Стечение публики было большое: на афишке стояло имя г. Каратыгина{10}, сверх того, г-жа Репина дебютировала в роли Луизы. Публика встретила г-жу Репину с изъявлением живейшего восторга: несколько минут продолжались ее единодушные рукоплескания. Г-н Каратыгин был также встречен рукоплесканиями, хотя и далеко не единодушными. Он играл просто, благородно, с достоинством, а потому и – прекрасно. Ум и ловкость могут много делать, даже заменять, в глазах толпы, талант. То же самое можно сказать и о г-же Репиной, но только в отношении к одному этому представлению, потому что роль Луизы не может одушевить артистки с истинным и глубоким дарованием, какою мы почитаем г-жу Репину. Мы желали бы ее видеть в роли Юлии Шекспира: в этой роли есть чем одушевиться и есть где показать свое дарование. Об этом же представлении мы можем сказать только то, что г-жа Репина беспрестанно оспаривала у г. Каратыгина благосклонность публики.

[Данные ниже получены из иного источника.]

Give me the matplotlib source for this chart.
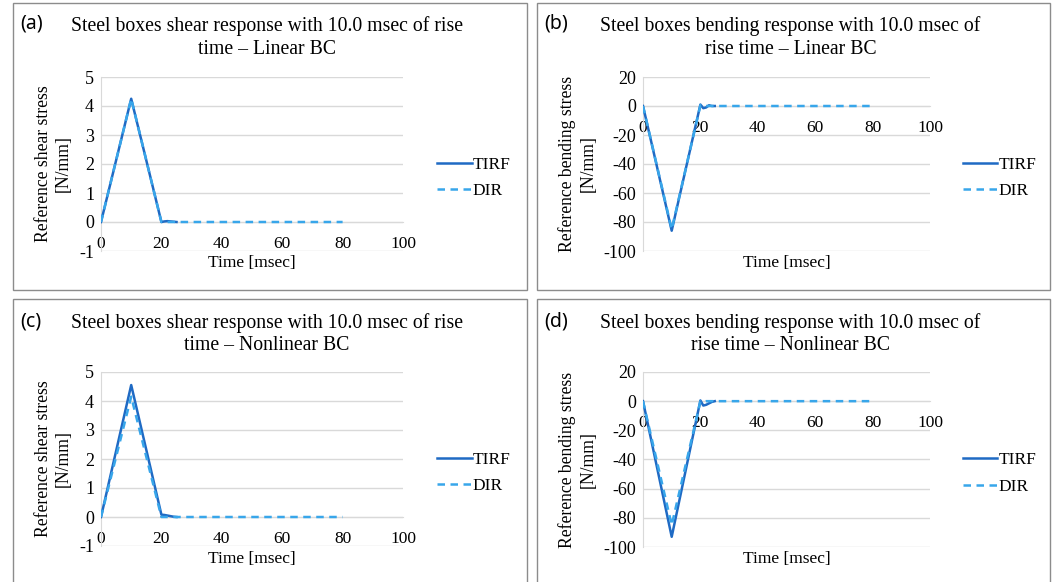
import numpy as np
from matplotlib import pyplot as plt
from matplotlib.patches import Rectangle

# time axes [msec]
t_tirf = [0, 10, 20, 21, 22, 23, 24, 25]
t_dir = [0, 10, 20, 21, 22, 25, 30, 40, 50, 60, 70, 80]

# (a) shear, linear BC
shear_lin_tirf = [0, 4.25, 0.0, 0.02, 0.03, 0.02, 0.01, 0.0]
shear_lin_dir = [0, 4.25, 0.0, 0.0, 0.0, 0, 0, 0, 0, 0, 0, 0]
# (b) bending, linear BC
bend_lin_tirf = [0, -86, 1.0, -1.5, -1.0, 0.5, 0.0, 0.0]
bend_lin_dir = [0, -85, 0.5, -0.5, 0.0, 0, 0, 0, 0, 0, 0, 0]
# (c) shear, nonlinear BC
shear_nl_tirf = [0, 4.55, 0.08, 0.07, 0.05, 0.03, 0.01, 0.0]
shear_nl_dir = [0, 4.15, 0.0, 0.0, 0.0, 0, 0, 0, 0, 0, 0, 0]
# (d) bending, nonlinear BC
bend_nl_tirf = [0, -93, 0.5, -3.0, -2.5, -1.5, -0.5, 0.0]
bend_nl_dir = [0, -85, 0.0, -0.5, 0.0, 0, 0, 0, 0, 0, 0, 0]

titles = ["Steel boxes shear response with 10.0 msec of rise\ntime \u2013 Linear BC",
          "Steel boxes bending response with 10.0 msec of\nrise time \u2013 Linear BC",
          "Steel boxes shear response with 10.0 msec of rise\ntime \u2013 Nonlinear BC",
          "Steel boxes bending response with 10.0 msec of\nrise time \u2013 Nonlinear BC"]
letters = ["(a)", "(b)", "(c)", "(d)"]
ylabels = ["Reference shear stress\n[N/mm]", "Reference bending stress\n[N/mm]",
           "Reference shear stress\n[N/mm]", "Reference bending stress\n[N/mm]"]

W, H = 1056, 582
plt.rcParams['font.family'] = ['Liberation Serif', 'DejaVu Serif']
fig = plt.figure(figsize=(W/100, H/100), dpi=100)

c_tirf = '#1F6AC4'
c_dir = '#38A6EA'
grid_c = '#D9D9D9'

# panel boxes (x0, y0, x1, y1) in pixels
boxes = [(13, 3, 527, 290), (537, 3, 1050, 290), (13, 299, 527, 590), (537, 299, 1050, 590)]
# axes rects (left, top, right, bottom) in pixels
rects = [(101, 77, 403, 251), (643, 77, 930, 251), (101, 372, 403, 546), (643, 372, 930, 547)]
data = [(shear_lin_tirf, shear_lin_dir), (bend_lin_tirf, bend_lin_dir),
        (shear_nl_tirf, shear_nl_dir), (bend_nl_tirf, bend_nl_dir)]

for i in range(4):
    bx0, by0, bx1, by1 = boxes[i]
    fig.patches.append(Rectangle((bx0/W, 1-by1/H), (bx1-bx0)/W, (by1-by0)/H,
                                 transform=fig.transFigure, fill=False,
                                 edgecolor='#8C8C8C', lw=1.0))
    l, t, r, b = rects[i]
    ax = fig.add_axes([l/W, 1-b/H, (r-l)/W, (b-t)/H])
    tirf, dirr = data[i]
    ax.plot(t_tirf, tirf, color=c_tirf, lw=1.8, label='TIRF', zorder=3)
    ax.plot(t_dir, dirr, color=c_dir, lw=1.8, ls=(0, (3, 2.2)), label='DIR', zorder=4)

    ax.set_xlim(0, 100)
    ax.set_xticks([0, 20, 40, 60, 80, 100])
    if i % 2 == 0:
        ax.set_ylim(-1, 5)
        ax.set_yticks([-1, 0, 1, 2, 3, 4, 5])
        ax.set_yticklabels(['-1', '0', '1', '2', '3', '4', '5'])
    else:
        ax.set_ylim(-100, 20)
        ax.set_yticks([-100, -80, -60, -40, -20, 0, 20])
        ax.set_yticklabels(['-100', '-80', '-60', '-40', '-20', '0', '20'])
    ax.grid(axis='y', color=grid_c, lw=1.0, zorder=0)
    ax.set_axisbelow(True)
    for s in ['top', 'right']:
        ax.spines[s].set_visible(False)
    ax.spines['left'].set_color(grid_c)
    ax.spines['bottom'].set_position(('data', 0))
    ax.spines['bottom'].set_color(grid_c)
    ax.tick_params(length=0, labelsize=13, pad=5)
    ax.tick_params(axis='x', labelsize=12.5, pad=10)

    ax.set_ylabel(ylabels[i], fontsize=12.7, linespacing=1.25, labelpad=5)
    fig.text(((l+r)/2)/W, 1-263/H if i < 2 else 1-559/H, 'Time [msec]',
             ha='center', va='center', fontsize=12.5)
    ttl_y = 26 if i < 2 else 323
    fig.text(((bx0+bx1)/2 - 3)/W, 1-ttl_y/H, titles[i].split('\n')[0],
             ha='center', va='center', fontsize=14.2)
    fig.text(((bx0+bx1)/2 - 3)/W, 1-(ttl_y+23)/H, titles[i].split('\n')[1],
             ha='center', va='center', fontsize=14.2)
    fig.text((bx0+7)/W, 1-(ttl_y-2)/H, letters[i], ha='left', va='center',
             fontsize=14, family=['Noto Sans', 'DejaVu Sans'])

    ax.legend(loc='center left', bbox_to_anchor=(1.09, 0.42), frameon=False,
              fontsize=12.5, handlelength=2.0, handletextpad=0.05, labelspacing=0.6,
              borderaxespad=0)

fig.savefig('out.png', dpi=100)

По это все еще не то, что мы хотели сказать: факт вот в чем:
Г-н Усачев, тот самый актер, который в драме на московской сцене занимает место какого-то статиста и который в трагических ролях точно возбуждает сострадание, только не к лицу, которое представляет, а к самому себе, – этот самый г. Усачев превосходно сыграл роль Вурма, сыграл ее, как истинный художник.
Г-жа Львова-Синецкая, в роли леди Мильфорт, как-то забывшись, что она играет в трагедии, сошла с трагического котурна, заговорила живым, естественным человеческим языком – и публика с жаром аплодировала ей, наравне с г-жою Репиною и г. Каратыгиным.
Г-н Волков, известный своею дрожаще-певучею дикциею, играя роль Миллера [1], в третьем акте забыл, что он играет «царя Эдипа», и заговорил живым человеческим языком – и публика аплодировала ему с жаром, наравне с г-жою Репиною и г. Каратыгиным.